# START OF Recorded information

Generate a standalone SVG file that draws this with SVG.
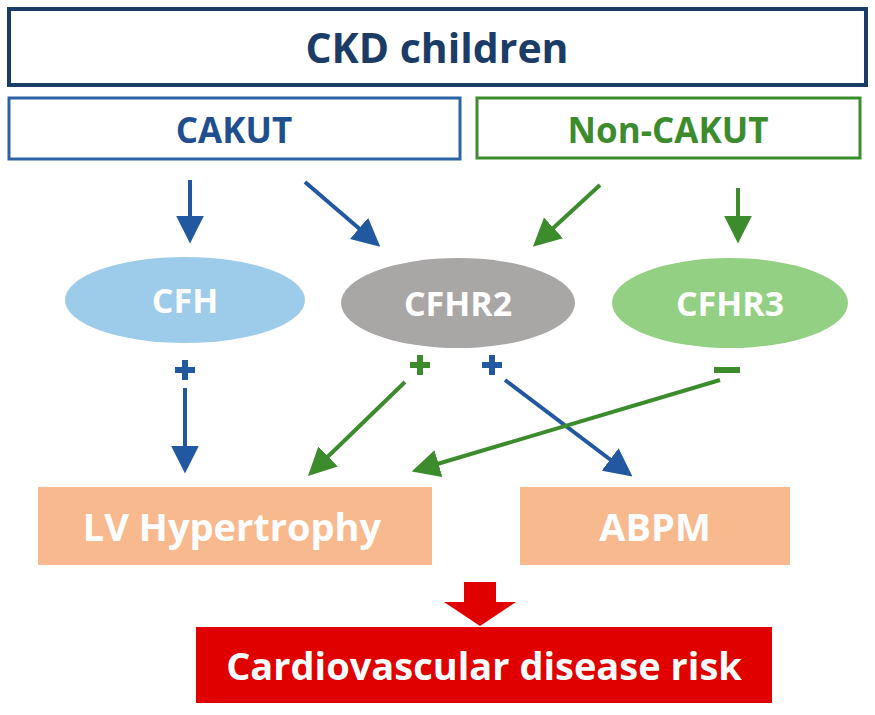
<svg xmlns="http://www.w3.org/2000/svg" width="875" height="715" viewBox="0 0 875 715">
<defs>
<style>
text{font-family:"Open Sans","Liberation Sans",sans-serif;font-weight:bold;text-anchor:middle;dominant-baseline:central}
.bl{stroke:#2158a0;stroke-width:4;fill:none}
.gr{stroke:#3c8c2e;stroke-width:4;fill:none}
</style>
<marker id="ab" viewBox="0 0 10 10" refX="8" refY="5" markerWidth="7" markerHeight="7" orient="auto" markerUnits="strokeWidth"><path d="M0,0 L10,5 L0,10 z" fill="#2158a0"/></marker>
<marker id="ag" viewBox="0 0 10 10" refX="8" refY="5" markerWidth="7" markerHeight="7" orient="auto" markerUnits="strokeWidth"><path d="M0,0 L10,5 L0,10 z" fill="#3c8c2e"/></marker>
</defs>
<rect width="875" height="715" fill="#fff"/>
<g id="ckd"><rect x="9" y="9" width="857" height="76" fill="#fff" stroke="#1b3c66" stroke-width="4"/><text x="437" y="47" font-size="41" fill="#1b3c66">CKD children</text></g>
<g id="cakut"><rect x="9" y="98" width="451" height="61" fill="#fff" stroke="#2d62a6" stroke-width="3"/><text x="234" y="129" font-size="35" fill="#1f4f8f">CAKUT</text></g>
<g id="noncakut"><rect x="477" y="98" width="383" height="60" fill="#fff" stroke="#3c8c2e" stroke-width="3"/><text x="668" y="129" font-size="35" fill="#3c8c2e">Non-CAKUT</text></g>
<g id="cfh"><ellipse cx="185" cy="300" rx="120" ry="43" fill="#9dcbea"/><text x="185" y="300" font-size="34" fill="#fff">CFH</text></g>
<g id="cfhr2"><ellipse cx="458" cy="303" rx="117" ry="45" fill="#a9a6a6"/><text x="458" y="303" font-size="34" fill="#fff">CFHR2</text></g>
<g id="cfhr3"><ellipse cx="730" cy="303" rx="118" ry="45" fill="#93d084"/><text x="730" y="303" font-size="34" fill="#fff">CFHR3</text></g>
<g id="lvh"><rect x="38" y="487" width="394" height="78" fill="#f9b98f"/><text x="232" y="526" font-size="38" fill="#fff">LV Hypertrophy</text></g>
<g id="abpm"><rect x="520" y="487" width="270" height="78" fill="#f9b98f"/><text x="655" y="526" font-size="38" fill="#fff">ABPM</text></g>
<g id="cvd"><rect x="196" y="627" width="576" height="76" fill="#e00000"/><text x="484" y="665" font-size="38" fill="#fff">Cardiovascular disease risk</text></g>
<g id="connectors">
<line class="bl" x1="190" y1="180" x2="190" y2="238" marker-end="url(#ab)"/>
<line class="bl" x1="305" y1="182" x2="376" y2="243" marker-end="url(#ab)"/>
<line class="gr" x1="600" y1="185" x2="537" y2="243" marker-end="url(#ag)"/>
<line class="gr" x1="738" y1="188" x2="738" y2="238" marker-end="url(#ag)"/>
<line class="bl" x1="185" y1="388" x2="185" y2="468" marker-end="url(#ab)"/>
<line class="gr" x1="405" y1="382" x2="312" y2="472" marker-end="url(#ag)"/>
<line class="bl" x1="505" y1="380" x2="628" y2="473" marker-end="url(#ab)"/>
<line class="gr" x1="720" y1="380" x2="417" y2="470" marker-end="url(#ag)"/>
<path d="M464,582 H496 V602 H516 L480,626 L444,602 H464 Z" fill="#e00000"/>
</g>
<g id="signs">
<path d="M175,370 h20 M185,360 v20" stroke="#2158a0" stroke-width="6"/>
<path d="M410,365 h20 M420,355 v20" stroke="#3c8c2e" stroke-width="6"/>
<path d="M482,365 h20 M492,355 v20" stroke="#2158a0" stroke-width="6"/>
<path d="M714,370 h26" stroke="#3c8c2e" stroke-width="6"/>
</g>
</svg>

# END OF Recorded information
# START OF Recorded information

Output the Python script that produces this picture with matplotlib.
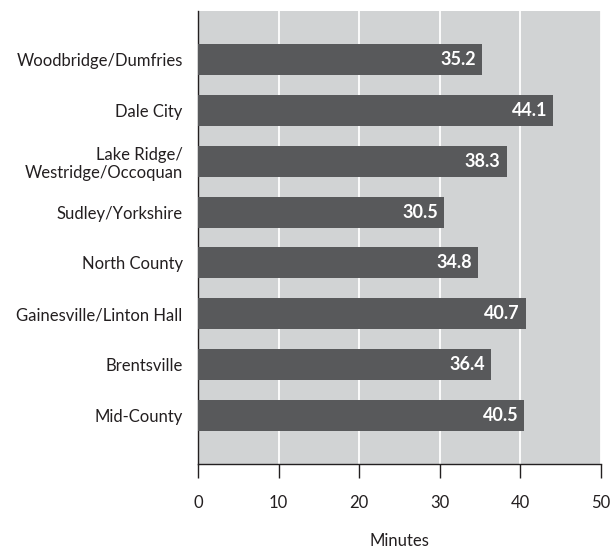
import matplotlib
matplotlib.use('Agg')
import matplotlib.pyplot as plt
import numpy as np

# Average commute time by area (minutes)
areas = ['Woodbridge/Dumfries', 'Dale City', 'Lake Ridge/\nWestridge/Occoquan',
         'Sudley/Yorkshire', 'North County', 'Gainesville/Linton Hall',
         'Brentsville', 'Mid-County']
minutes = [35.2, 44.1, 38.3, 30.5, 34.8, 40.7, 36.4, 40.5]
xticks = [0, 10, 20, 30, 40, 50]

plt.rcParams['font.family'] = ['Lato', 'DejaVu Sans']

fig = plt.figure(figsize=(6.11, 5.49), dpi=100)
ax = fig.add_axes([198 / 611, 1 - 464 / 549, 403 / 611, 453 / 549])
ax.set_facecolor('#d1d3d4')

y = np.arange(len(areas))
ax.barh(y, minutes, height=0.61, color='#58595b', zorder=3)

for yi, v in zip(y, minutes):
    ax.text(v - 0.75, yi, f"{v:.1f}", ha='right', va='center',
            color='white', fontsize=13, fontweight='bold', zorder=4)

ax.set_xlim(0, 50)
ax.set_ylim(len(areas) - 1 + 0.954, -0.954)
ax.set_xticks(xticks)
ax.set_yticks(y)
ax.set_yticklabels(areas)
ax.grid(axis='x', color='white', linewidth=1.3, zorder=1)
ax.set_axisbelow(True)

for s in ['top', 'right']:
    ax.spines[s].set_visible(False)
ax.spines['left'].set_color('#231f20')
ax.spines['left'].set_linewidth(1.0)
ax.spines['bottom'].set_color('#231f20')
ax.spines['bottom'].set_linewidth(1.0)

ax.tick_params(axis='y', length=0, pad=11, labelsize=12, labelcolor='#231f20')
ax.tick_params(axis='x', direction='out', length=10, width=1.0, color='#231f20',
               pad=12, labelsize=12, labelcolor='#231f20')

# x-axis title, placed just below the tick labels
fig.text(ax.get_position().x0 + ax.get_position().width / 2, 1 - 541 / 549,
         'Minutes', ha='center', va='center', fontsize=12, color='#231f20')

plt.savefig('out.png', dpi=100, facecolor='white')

# END OF Recorded information

> Written request
Using the entries above, transcribe every line from the line containing "Output the Python" through the line containing "plt.savefig('out.png', dpi=100, facecolor='white')". Do not copy pictures.

> Final answer
Output the Python script that produces this picture with matplotlib.
import matplotlib
matplotlib.use('Agg')
import matplotlib.pyplot as plt
import numpy as np

# Average commute time by area (minutes)
areas = ['Woodbridge/Dumfries', 'Dale City', 'Lake Ridge/\nWestridge/Occoquan',
         'Sudley/Yorkshire', 'North County', 'Gainesville/Linton Hall',
         'Brentsville', 'Mid-County']
minutes = [35.2, 44.1, 38.3, 30.5, 34.8, 40.7, 36.4, 40.5]
xticks = [0, 10, 20, 30, 40, 50]

plt.rcParams['font.family'] = ['Lato', 'DejaVu Sans']

fig = plt.figure(figsize=(6.11, 5.49), dpi=100)
ax = fig.add_axes([198 / 611, 1 - 464 / 549, 403 / 611, 453 / 549])
ax.set_facecolor('#d1d3d4')

y = np.arange(len(areas))
ax.barh(y, minutes, height=0.61, color='#58595b', zorder=3)

for yi, v in zip(y, minutes):
    ax.text(v - 0.75, yi, f"{v:.1f}", ha='right', va='center',
            color='white', fontsize=13, fontweight='bold', zorder=4)

ax.set_xlim(0, 50)
ax.set_ylim(len(areas) - 1 + 0.954, -0.954)
ax.set_xticks(xticks)
ax.set_yticks(y)
ax.set_yticklabels(areas)
ax.grid(axis='x', color='white', linewidth=1.3, zorder=1)
ax.set_axisbelow(True)

for s in ['top', 'right']:
    ax.spines[s].set_visible(False)
ax.spines['left'].set_color('#231f20')
ax.spines['left'].set_linewidth(1.0)
ax.spines['bottom'].set_color('#231f20')
ax.spines['bottom'].set_linewidth(1.0)

ax.tick_params(axis='y', length=0, pad=11, labelsize=12, labelcolor='#231f20')
ax.tick_params(axis='x', direction='out', length=10, width=1.0, color='#231f20',
               pad=12, labelsize=12, labelcolor='#231f20')

# x-axis title, placed just below the tick labels
fig.text(ax.get_position().x0 + ax.get_position().width / 2, 1 - 541 / 549,
         'Minutes', ha='center', va='center', fontsize=12, color='#231f20')

plt.savefig('out.png', dpi=100, facecolor='white')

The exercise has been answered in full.